Nachhaltigkeit bedeutet: Segel setzen, statt das Fähnchen in den Wind zu halten

Im derzeitigen gesellschaftlichen Diskurs befürworten einige Akteure jedoch lautstark die Abkehr von der EU-Textilstrategie und dem Green Deal. Rückschritte jeglicher Art hätten aber zur Folge, dass Arbeiter*innen weiterhin den Missständen am Arbeitsplatz und in ihren Gemeinden ausgesetzt sind. Ein Geschäftsmodell, das arbeitsrechtliche oder ökologische Risiken billigend in Kauf nimmt, würde fortgesetzt.

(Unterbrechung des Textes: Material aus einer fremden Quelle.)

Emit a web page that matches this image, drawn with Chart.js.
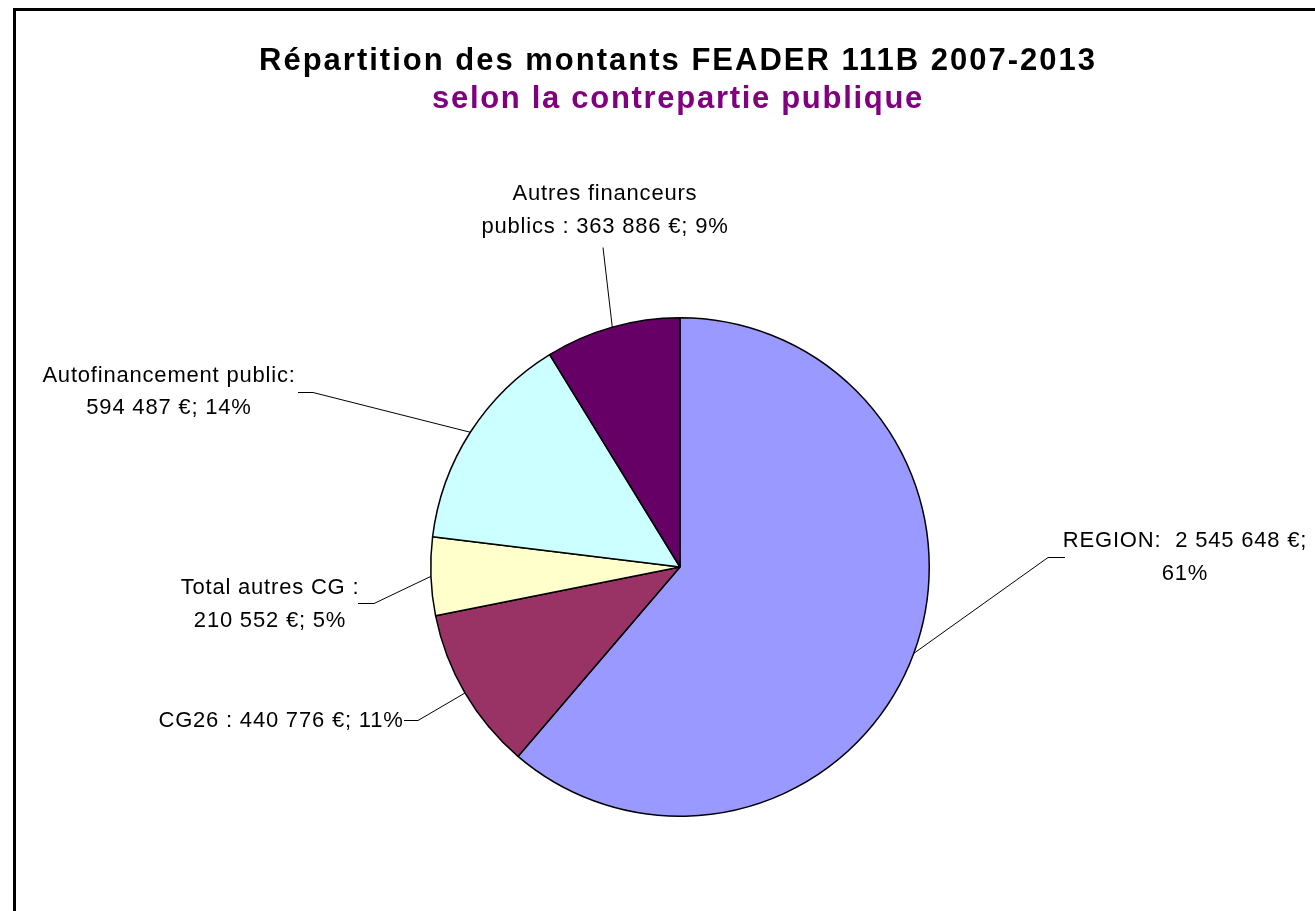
<!DOCTYPE html>
<html>
<head>
<meta charset="utf-8">
<script src="https://cdn.jsdelivr.net/npm/chart.js@4.4.1/dist/chart.umd.min.js"></script>
<style>
html,body{margin:0;padding:0;background:#fff;}
#wrap{width:1315px;height:911px;position:relative;}
</style>
</head>
<body>
<div id="wrap"><canvas id="c"></canvas></div>
<script>
const categories = ['REGION', 'CG26', 'Total autres CG', 'Autofinancement public', 'Autres financeurs publics'];
const values = [2545648, 440776, 210552, 594487, 363886];
const percents = ['61%', '11%', '5%', '14%', '9%'];
const amounts = ['2 545 648 €', '440 776 €', '210 552 €', '594 487 €', '363 886 €'];
const labelLines = [
  ['REGION:  2 545 648 €;', '61%'],
  ['CG26 : 440 776 €; 11%'],
  ['Total autres CG :', '210 552 €; 5%'],
  ['Autofinancement public:', '594 487 €; 14%'],
  ['Autres financeurs', 'publics : 363 886 €; 9%']
];
const colors = ['#9999FF', '#993366', '#FFFFCC', '#CCFFFF', '#660066'];
const titleText = 'Répartition des montants FEADER 111B 2007-2013';
const subtitleText = 'selon la contrepartie publique';

// label layout: text centre x, first baseline y, line gap, leader stub [x1,y1,x2,y2] (x2,y2 connects to slice)
const labelLayout = [
  {x: 1185, y: 547, gap: 33, stub: [1065, 557, 1048, 557]},
  {x: 281, y: 727, gap: 33, stub: [404, 720, 418, 720]},
  {x: 270, y: 594, gap: 33, stub: [358, 603, 374, 603]},
  {x: 169, y: 382, gap: 32, stub: [298, 392, 313, 392]},
  {x: 605, y: 200, gap: 33, stub: [603, 247, 603, 247]}
];

const FONT = '"Liberation Sans", Arial, sans-serif';

const decor = {
  id: 'decor',
  beforeDraw(chart) {
    const ctx = chart.ctx;
    ctx.save();
    ctx.fillStyle = '#fff';
    ctx.fillRect(0, 0, chart.width, chart.height);
    ctx.restore();
  },
  afterDraw(chart) {
    const ctx = chart.ctx;
    ctx.save();
    // frame
    ctx.strokeStyle = '#000';
    ctx.lineWidth = 3;
    ctx.beginPath();
    ctx.moveTo(14.5, chart.height + 2);
    ctx.lineTo(14.5, 9.5);
    ctx.lineTo(chart.width + 2, 9.5);
    ctx.stroke();
    // titles
    ctx.textAlign = 'center';
    ctx.textBaseline = 'alphabetic';
    ctx.letterSpacing = '2px';
    ctx.fillStyle = '#000';
    ctx.font = 'bold 31px ' + FONT;
    ctx.fillText(titleText, 678, 70);
    ctx.fillStyle = '#800080';
    ctx.letterSpacing = '1.7px';
    ctx.fillText(subtitleText, 678, 108);
    // labels + leaders
    const meta = chart.getDatasetMeta(0);
    ctx.font = '22px ' + FONT;
    ctx.letterSpacing = '0.8px';
    ctx.fillStyle = '#000';
    meta.data.forEach((arc, i) => {
      const L = labelLayout[i];
      labelLines[i].forEach((t, k) => ctx.fillText(t, L.x, L.y + k * L.gap));
      const mid = (arc.startAngle + arc.endAngle) / 2;
      const px = arc.x + Math.cos(mid) * arc.outerRadius;
      const py = arc.y + Math.sin(mid) * arc.outerRadius;
      ctx.strokeStyle = '#000';
      ctx.lineWidth = 1;
      ctx.beginPath();
      ctx.moveTo(L.stub[0], L.stub[1] + 0.5);
      ctx.lineTo(L.stub[2], L.stub[3] + 0.5);
      ctx.lineTo(px, py);
      ctx.stroke();
    });
    ctx.restore();
  }
};

new Chart(document.getElementById('c'), {
  type: 'pie',
  data: {
    labels: categories,
    datasets: [{
      data: values,
      backgroundColor: colors,
      borderColor: '#000',
      borderWidth: 1.5
    }]
  },
  options: {
    responsive: true,
    maintainAspectRatio: false,
    animation: false,
    layout: {padding: {left: 430, right: 385, top: 317, bottom: 94}},
    plugins: {
      legend: {display: false},
      title: {display: false},
      tooltip: {enabled: false}
    }
  },
  plugins: [decor]
});
</script>
</body>
</html>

Auch Teile des BNT stellen das Segel in den neuen Wind: Der risikobasierte Ansatz ist scheinbar passé: Wirkung ja, aber nicht messen; Wirkung erzielen wollen, aber nicht berichten. Glaubwürdigkeit in Sachen Nachhaltigkeit und Sorgfaltspflicht erhält eine Initiative jedoch dadurch, sich messen zu lassen und transparent zu sein. Dieser Ansatz macht den klaren Unterschied. Die Probleme und Risiken werden nicht geringer, wenn an überkommenen Geschäftsmodellen festgehalten wird und Risiken in der Lieferkette bei Klima, Umwelt und Menschenrechten depriorisiert werden. Gerade in der Lieferkette von Bekleidung, Textilien, Leder und Schuhen ist ein besseres und überlebensfähiges – ein nachhaltiges – Geschäftsmodell überfällig. Wohin der Trend im BNT geht, hängt vom politischen Willen und den Entscheidungen innerhalb der Unternehmen ab.